13. Learned counsel for the appellant placed reliance on the law laid down by Hon'ble National Consumer Disputes Redressal Commission, New Delhi in Pushpa Singhal vs. Haryana Urban Devlopment Authority & Anr.; II (2013) CPJ 166 (NC), wherein it was propounded that the refund of 10% of the tentative price of the plot was held justified, as the petitioner had surrendered the plot of her sweet will and the price thereof, was 6 accepted without any protest. This ruling is fully applicable to the present set of facts. It is also wroth to observe that the version narrated in the complaint is that the booking was floated without having title over the land under the project. The application moved by the complainant for the cancellation of booking makes a simple mention - 'seeking cancellation, prayed accordingly.' No reason has been assigned for seeking cancellation. It is worth to observe that despite the letter issued by the company, to the complainant, the next installment was not paid by the complainant. In this way the complainant committed breach of contract at his own sweet will. We have no hesitation to remark that one who comes to the court, should not only to come with clean hands, but must further come with clean mind, clean heart and clean objectives.

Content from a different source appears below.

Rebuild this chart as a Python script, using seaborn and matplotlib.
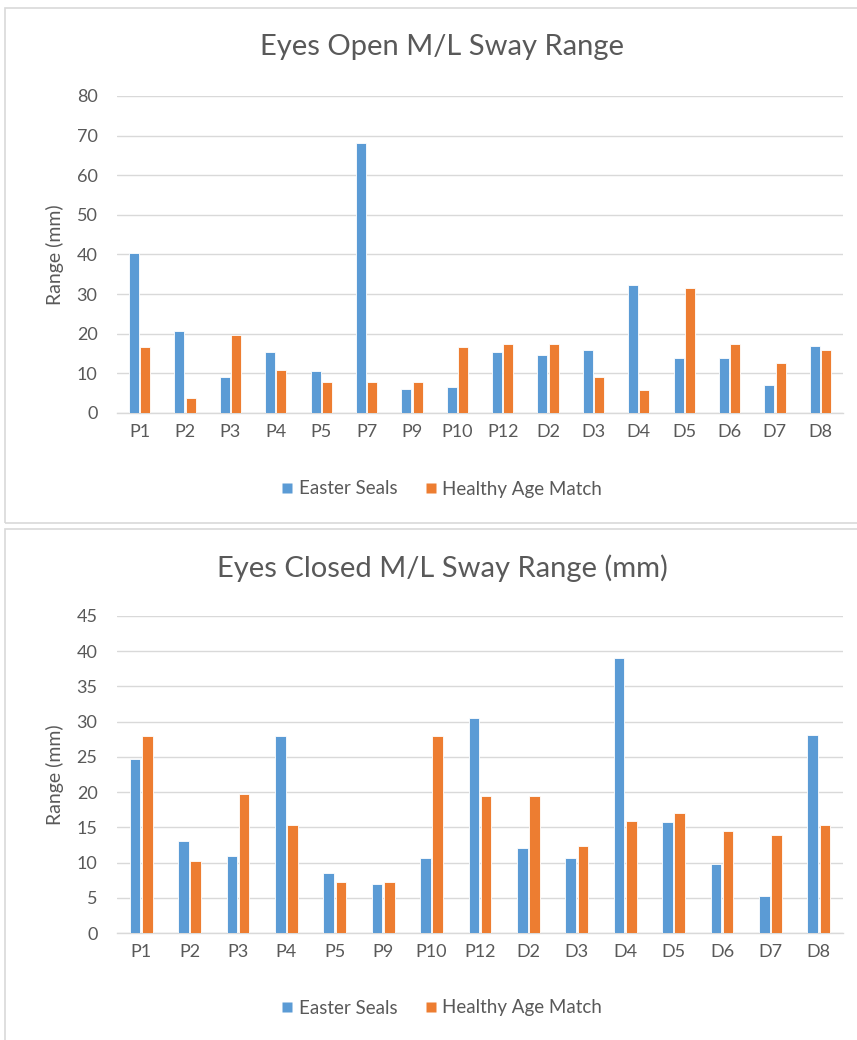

14. On overall analysis of the matter, we come across with the definite finding that the District Forum miserably failed to appreciate the evidence in proper perspective - Once the amount was received in full satisfaction of the claim, the principle of estoppel operates against the complainant.
15. Thus, the appeal deserves to be accepted.
16. Accordingly, the appeal is allowed. Impugned order, dated 25.04.2011 is hereby set aside and in consequence thereof, the consumer- complaint is dismissed. No order as to costs. The statutory amount, if deposited, be released in favour of the appellant.